If you have known Violet for a while, the descriptions of these neurological issues may sound familiar in observing her behavior, i.e. her rocking when she’s anxious or nervous, inability to handle noisy environments, epic melt downs, disinterest in playing at the playground, and poor appetite to name a few. I’m so pleased to say that all of these underlying issues have been addressed in therapy and many of them have been resolved! Her spinal galant reflex is gone, her moro reflex has been integrated and her tactile defensiveness has drastically improved due to the deep pressure protocol brushing technique that we have been using. We are currently focusing on improving her auditory defensiveness, core stability, postural reflex and her shallow breathing.

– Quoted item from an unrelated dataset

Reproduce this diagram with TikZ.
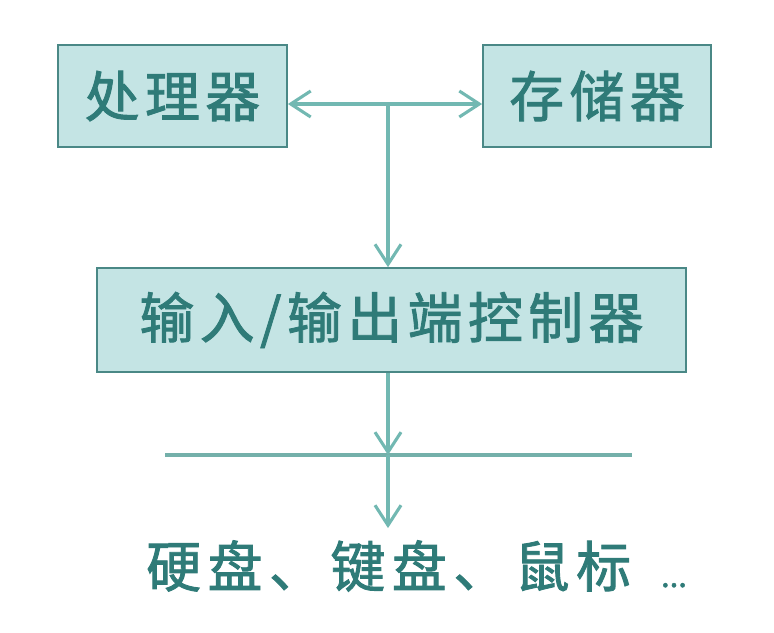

Since we started with OT in March, Violet has come a long way! It’s really amazing to me how resilient and receptive she is to learning and playing these days now that we have these sensory defensive issues under control. Loren has introduced her to therapeutic listening and she has been doing the program for almost two weeks.
Here she is in the middle of a listening session. The headband is her favorite part It’s only to keep the headphones from slipping though, ha!
She listens to specially enhanced music on an MP3 player with headphones for 30 minutes, twice a day, with at least 3 hours in between each session. She listens while she’s playing, coloring, or eating a meal. But not while watching a show or sleeping. In order for the therapy to be most effective, the listener should be engaged in an activity. Results from Therapeutic Listening have shown improvement in the following areas(this is not a comprehensive list):
-Enhanced ability to focus
-Ability to make transitions or changes in routine easier
-Regulation of mood and energy level (overall a happier child, less irritable)
-Increased participation in and exploration of playground equipment (swings, slides, climbing structures)
-Praxis and motor planning (coming up with an idea, planning and then completing the task)
-Decreased fear of movement and fear of heights
-Improvement in fine motor skills including handwriting
-Reduction in sensory defensive behaviors (abnormal responses to sensory stimuli like sounds, touch, taste, pain)
If you’re interested in learning more about Therapeutic Listening, click here. One of the most interesting things about the listening therapy, is that Violet’s rocking has dramatically decreased. It’s pretty incredible. But I think the best part of participating with Violet in her therapy is watching her change and improve daily. She is truly happier! She is not a walking ball of stress anymore which is huge. 3 year olds should be happy, playful, joyful and full of life, not anxious and withdrawn. We are so proud of her and are anticipating all the great things she has to look forward to.